Created 09-09-2016 10:18 AM
Hi Community,
We have seen an unusual behavior on our Hortonworks cluster, where on one of the Host Ambari shows that all the services are down, but in real the services are running properly, this happened even after running the services from Ambari.
Following has been checked.
1) Verified the status of services from logs e.g. /var/hadoop/hdfs/hadoop-namenode .... (Shows running)
2) Checked the PID of services from /var/run/<servicename>/<servicename.pid> (The new PID was present).
3) Ambari agents and ambari server was stopped and started as well, but it didn't help.
Is there any way to fix this issue? If you need more information, please do let me know.
HDP Version: 2.3.4
Ambari Version: 2.1.1
Thanks in Advance.
Cheers !
Hammad
Created 09-14-2016 07:23 AM
Hello All,
Thanks all for your help, I managed to resolve the issue by doing the following:
1) I realized that in the ambari-agent logs I have this error message
{'msg':'Unable to read structured output from /var/lib/ambari-agent/data/structured-out-status.json'}
2) For resolving this first stop ambari agent
3) move the move /var/lib/ambari-agent/data/structured-out-status.json to /tmp.
4) Restart the ambari-agent.
5) Everything is green again.
Actually I followed a post mentioned here: https://community.hortonworks.com/questions/16953/unable-to-start-hdp-serrvices-from-ambari.html
Don't know the exact reason behind this, but i was able to fix the issue.
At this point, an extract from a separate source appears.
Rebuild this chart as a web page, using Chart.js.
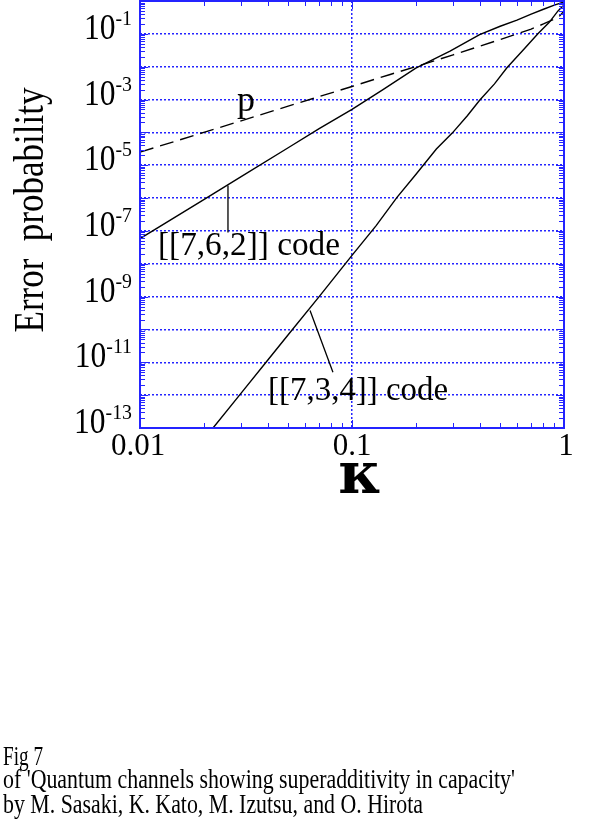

Thanks again for your help.
Created 09-09-2016 11:52 AM
I've only ever seen this happen when the ambari agent process terminates on a host. In 3) you mention stopping and starting the agent. What's that status of the agent when ambari is showing the wrong state? What's does the ambari agent log file (/var/log/ambari-agent/ambari-agent.log) say ?
[root@sandbox ~]# ambari-agent status Found ambari-agent PID: 2877 ambari-agent running. Agent PID at: /var/run/ambari-agent/ambari-agent.pid Agent out at: /var/log/ambari-agent/ambari-agent.out Agent log at: /var/log/ambari-agent/ambari-agent.log
Created 09-09-2016 01:04 PM
Also, this is a good related article:
Created 09-13-2016 03:47 PM
Can you please post few lines from "ambari-server.log" and the "ambari-agent.log (from the host where the NN is running" , Where it is either ERROR or WARN.?
Also starting ambari-agent.log in DEBUG mode will help in this case. It can be done by editing the file "/etc/ambari-agent/conf/ambari-agent.ini" changing loglevel from INFO to debug as following
loglevel = DEBUG
Created 09-13-2016 05:31 PM
This most definitely looks like an agent issue.
Can you check if
1. There are stale agent processes
2. The agent is up and running (And not shutting down after starting for some reason)
To confirm both, you can use :
ps -ef | grep "ambari_agent"
Created 09-14-2016 07:23 AM
Hello All,
Thanks all for your help, I managed to resolve the issue by doing the following:
1) I realized that in the ambari-agent logs I have this error message
{'msg':'Unable to read structured output from /var/lib/ambari-agent/data/structured-out-status.json'}
2) For resolving this first stop ambari agent
3) move the move /var/lib/ambari-agent/data/structured-out-status.json to /tmp.
4) Restart the ambari-agent.
5) Everything is green again.
Actually I followed a post mentioned here: https://community.hortonworks.com/questions/16953/unable-to-start-hdp-serrvices-from-ambari.html
Don't know the exact reason behind this, but i was able to fix the issue.
Thanks again for your help.